• (America) IPA: /ɹəˈpiːl/

repeal (repeals, present participle repealing; past and past participle repealed)

  1. (transitive) To cancel, invalidate, annul.
    to repeal a law
    • c. 1590, William Shakespeare, Henry VI, Part 3, Act I, Scene 1,
      […] I here divorce myself
      Both from thy table, Henry, and thy bed,
      Until that act of parliament be repeal’d
      Whereby my son is disinherited.
    • 1776, Samuel Johnson, letter to James Boswell, cited in James Boswell, The Life of Samuel Johnson, London: Charles Dilly, 1791, p. 8,
      As manners make laws, manners likewise repeal them.
    • 1791, Thomas Paine, Rights of Man, London: J.S. Jordan, p. 15,
      It requires but a very small glance of thought to perceive, that altho’ laws made in one generation often continue in force through succeeding generations, yet that they continue to derive their force from the consent of the living.
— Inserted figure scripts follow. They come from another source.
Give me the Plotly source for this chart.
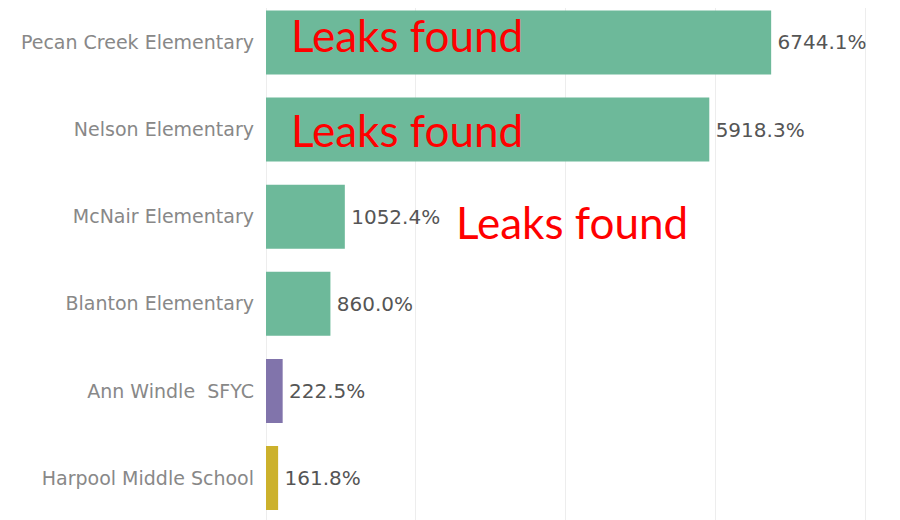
import plotly.graph_objects as go

schools = ["Pecan Creek Elementary", "Nelson Elementary", "McNair Elementary",
           "Blanton Elementary", "Ann Windle  SFYC", "Harpool Middle School"]
values = [6744.1, 5918.3, 1052.4, 860.0, 222.5, 161.8]
value_labels = ["6744.1%", "5918.3%", "1052.4%", "860.0%", "222.5%", "161.8%"]
bar_colors = ["#6db99a", "#6db99a", "#6db99a", "#6db99a", "#8174ab", "#ccb12c"]
note_text = "Leaks found"
note_rows = ["Pecan Creek Elementary", "Nelson Elementary", "McNair Elementary"]
note_x = [305, 305, 2505]
note_shift = [7, 0, -5]

fig = go.Figure(go.Bar(
    y=schools, x=values, orientation="h",
    marker=dict(color=bar_colors, line=dict(width=0)),
    text=value_labels, texttemplate="\u2006%{text}", textposition="outside",
    cliponaxis=False,
    textfont=dict(family="DejaVu Sans", size=20, color="#555555"),
))

for row, xv, ys in zip(note_rows, note_x, note_shift):
    fig.add_annotation(x=xv, y=row, xref="x", yref="y", text=note_text,
                       showarrow=False, xanchor="left", yanchor="middle",
                       yshift=ys,
                       font=dict(family="Lato", size=44, color="#ff0000"))

fig.update_layout(
    width=900, height=520,
    margin=dict(l=258, r=0, t=0, b=0, autoexpand=False),
    plot_bgcolor="white", paper_bgcolor="white",
    bargap=0.265, showlegend=False,
    xaxis=dict(range=[0, 8571], dtick=2000, tick0=0, showticklabels=False,
               automargin=False,
               showgrid=True, gridcolor="#ededed", gridwidth=1,
               zeroline=True, zerolinecolor="#ededed", zerolinewidth=1),
    yaxis=dict(range=[5.574, -0.396], showgrid=False, ticks="", automargin=False,
               ticklabelstandoff=11,
               tickfont=dict(family="DejaVu Sans", size=19, color="#888888")),
)

fig.write_html("out.html")
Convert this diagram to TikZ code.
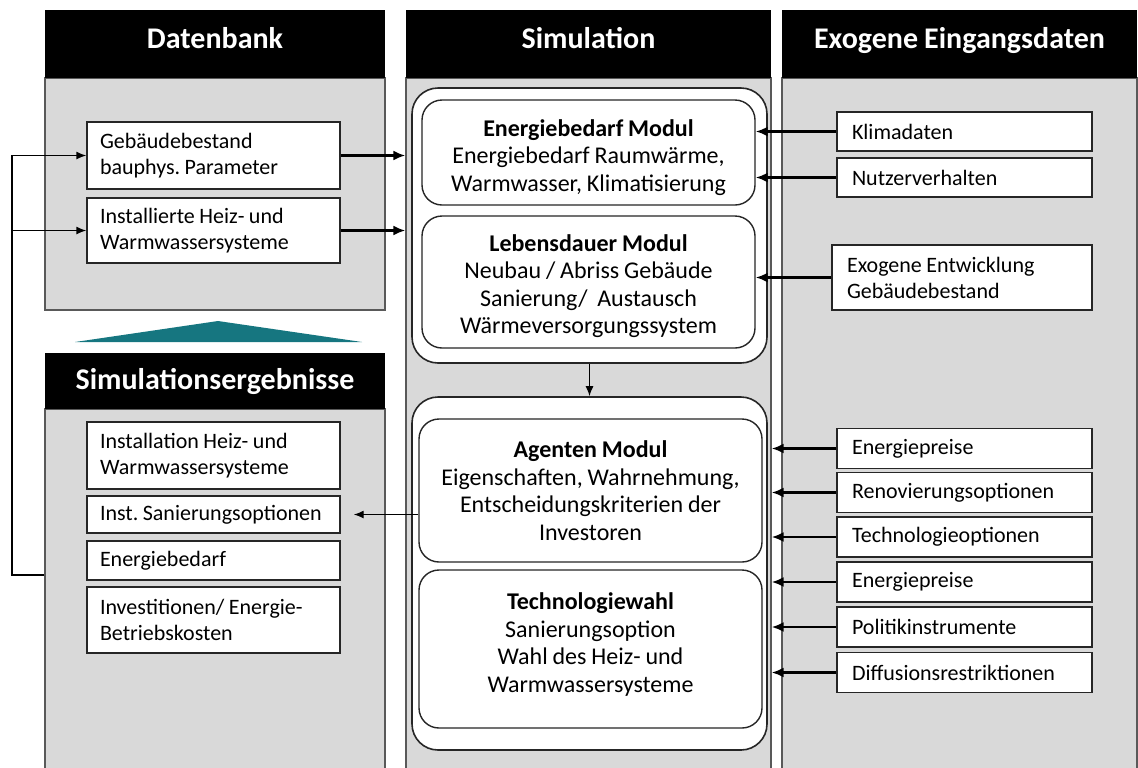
\documentclass[tikz,border=0pt]{standalone}
\usepackage{fontspec}
\setmainfont{Carlito}[WordSpace=0.9]
\frenchspacing
\usetikzlibrary{arrows.meta, positioning}
\definecolor{ColGray}{RGB}{217,217,217}
\definecolor{FlowTeal}{RGB}{22,118,128}

\begin{document}
\begin{tikzpicture}[x=0.5pt, y=-0.5pt,
    colbody/.style={draw=black!65, fill=ColGray, line width=0.6pt},
    colhead/.style={fill=black, text=white, font=\fontsize{15}{18}\selectfont\bfseries, minimum width=#1, inner sep=0pt},
    modframe/.style={draw=black!85, fill=white, rounded corners=13pt, line width=0.8pt},
    modbox/.style={draw=black!85, fill=white, rounded corners=10pt, line width=0.7pt, align=center, font=\fontsize{12}{13.8}\selectfont},
    databox/.style={draw=black!85, fill=white, line width=0.7pt, align=flush left, inner xsep=6.5pt, text width=#1, font=\fontsize{11}{13}\selectfont},
    inarrow/.style={line width=1.2pt, -{Latex[length=6pt, width=5pt]}},
    thinarrow/.style={line width=0.7pt, -{Latex[length=5pt, width=4pt]}}]
    \useasboundingbox (0,0) rectangle (1138,767);
    \node[colbody, minimum width=170pt, minimum height=116pt] (dbbody) at (215,194) {};
    \node[colbody, minimum width=182.5pt, minimum height=349pt] (simbody) at (588.5,427) {};
    \node[colbody, minimum width=177.5pt, minimum height=349pt] (exobody) at (959.5,427) {};
    \node[colbody, minimum width=170pt, minimum height=184pt] (serbody) at (215,593) {};
    \node[colhead=170pt, minimum height=34pt, text depth=6pt] (hdb) at (215,44) {Datenbank};
    \node[colhead=182.5pt, minimum height=34pt, text depth=6pt] (hsim) at (588.5,44) {Simulation};
    \node[colhead=177.5pt, minimum height=34pt, text depth=6pt] (hexo) at (959.5,44) {Exogene Eingangsdaten};
    \node[colhead=170pt, minimum height=28pt] (hser) at (215,381) {Simulationsergebnisse};
    \fill[FlowTeal] (75,342) -- (218,321) -- (362,342) -- cycle;
    \node[modframe, minimum width=177.5pt, minimum height=137.5pt] (simtop) at (589.5,225.5) {};
    \node[modframe, minimum width=177.5pt, minimum height=176.5pt] (simbot) at (589.5,573.5) {};
    \node[modbox, minimum width=166.5pt, minimum height=52.5pt] (emod) at (588.5,152.5) {\rule{0pt}{13.5pt}\textbf{Energiebedarf Modul}\\Energiebedarf Raumwärme,\\Warmwasser, Klimatisierung};
    \node[modbox, minimum width=166.5pt, minimum height=66pt] (lmod) at (588.5,282) {\rule{0pt}{12.5pt}\textbf{Lebensdauer Modul}\\Neubau / Abriss Gebäude\\Sanierung/\ \ Austausch\\Wärmeversorgungssystem};
    \node[modbox, minimum width=171.5pt, minimum height=71.5pt] (amod) at (590.5,490.5) {\textbf{Agenten Modul}\\Eigenschaften, Wahrnehmung,\\Entscheidungskriterien der\\Investoren};
    \node[modbox, minimum width=171.5pt, minimum height=79pt] (tmod) at (590.5,649) {\textbf{Technologiewahl}\\Sanierungsoption\\Wahl des Heiz- und\\Warmwassersysteme\rule[-6.5pt]{0pt}{6.5pt}};
    \node[databox=113.5pt, minimum height=33.5pt] (gb) at (213.5,155.5) {Gebäudebestand\\bauphys. Parameter};
    \node[databox=113.5pt, minimum height=32.5pt] (ihs) at (213.5,230.5) {Installierte Heiz- und\\Warmwassersysteme};
    \node[databox=113.5pt, minimum height=33.5pt] (rinst) at (213.5,455.5) {Installation Heiz- und\\Warmwassersysteme};
    \node[databox=113.5pt, minimum height=18.5pt] (rsan) at (213.5,514.5) {\mbox{Inst. Sanierungsoptionen}};
    \node[databox=113.5pt, minimum height=19.5pt] (rbed) at (213.5,560.5) {Energiebedarf};
    \node[databox=113.5pt, minimum height=33pt] (rinv) at (213.5,620) {Investitionen/ Energie-\\Betriebskosten};
    \node[databox=112.5pt, inner xsep=7.5pt, minimum height=19.5pt] (klima) at (964.5,131.5) {Klimadaten};
    \node[databox=112.5pt, inner xsep=7.5pt, minimum height=19.5pt] (nutzer) at (964.5,177.5) {Nutzerverhalten};
    \node[databox=115pt, inner xsep=7.5pt, minimum height=32.5pt] (exent) at (962,277.5) {Exogene Entwicklung\\Gebäudebestand};
    \node[databox=112.5pt, inner xsep=7.5pt, minimum height=20pt] (ep1) at (964.5,448.5) {Energiepreise};
    \node[databox=112.5pt, inner xsep=7.5pt, minimum height=20pt] (reno) at (964.5,492.5) {Renovierungsoptionen};
    \node[databox=112.5pt, inner xsep=7.5pt, minimum height=20pt] (techo) at (964.5,537) {Technologieoptionen};
    \node[databox=112.5pt, inner xsep=7.5pt, minimum height=20pt] (ep2) at (964.5,582) {Energiepreise};
    \node[databox=112.5pt, inner xsep=7.5pt, minimum height=20pt] (poli) at (964.5,627) {Politikinstrumente};
    \node[databox=112.5pt, inner xsep=7.5pt, minimum height=20pt] (diff) at (964.5,672.5) {Diffusionsrestriktionen};
    \draw[inarrow] (gb.east) -- (gb.east -| simbody.west);
    \draw[inarrow] (ihs.east) -- (ihs.east -| simbody.west);
    \draw[inarrow] (klima.west) -- (klima.west -| emod.east);
    \draw[inarrow] (nutzer.west) -- (nutzer.west -| emod.east);
    \draw[inarrow] (exent.west) -- (exent.west -| lmod.east);
    \draw[inarrow] (ep1.west) -- (ep1.west -| simbody.east);
    \draw[inarrow] (reno.west) -- (reno.west -| simbody.east);
    \draw[inarrow] (techo.west) -- (techo.west -| simbody.east);
    \draw[inarrow] (ep2.west) -- (ep2.west -| simbody.east);
    \draw[inarrow] (poli.west) -- (poli.west -| simbody.east);
    \draw[inarrow] (diff.west) -- (diff.west -| simbody.east);
    \draw[thinarrow] (simtop) -- (simbot);
    \draw[thinarrow, shorten >=6.5pt] (rsan.east -| amod.west) -- (rsan.east);
    \coordinate (fb) at (12,575);
    \draw[thinarrow] (serbody.west |- fb) -- (fb) |- (gb.west);
    \draw[thinarrow] (fb |- ihs.west) -- (ihs.west);
\end{tikzpicture}
\end{document}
A law not repealed continues in force, not because it cannot be repealed, but because it is not repealed; and the non-repealing passes for consent.
  2. To recall; to summon (a person) again; to bring (a person) back from exile or banishment.
    • 1594, Christopher Marlowe, Edward II (play), London: William Jones,
      There weepe, for till my Gaueston be repeald,
      Assure thy selfe thou comst not in my sight.
    • c. 1595, William Shakespeare, Richard II (play), Act II, Scene 2,
      The banish’d Bolingbroke repeals himself,
      And with uplifted arms is safe arrived […]
  3. To suppress; to repel.
    • 1674, John Milton, Paradise Lost, Book 7, lines 59-60,[]
      Whence Adam soon repeal’d
      The doubts that in his heart arose.
Synonyms Translations Noun

repeal (plural repeals)

  1. An act or instance of repealing.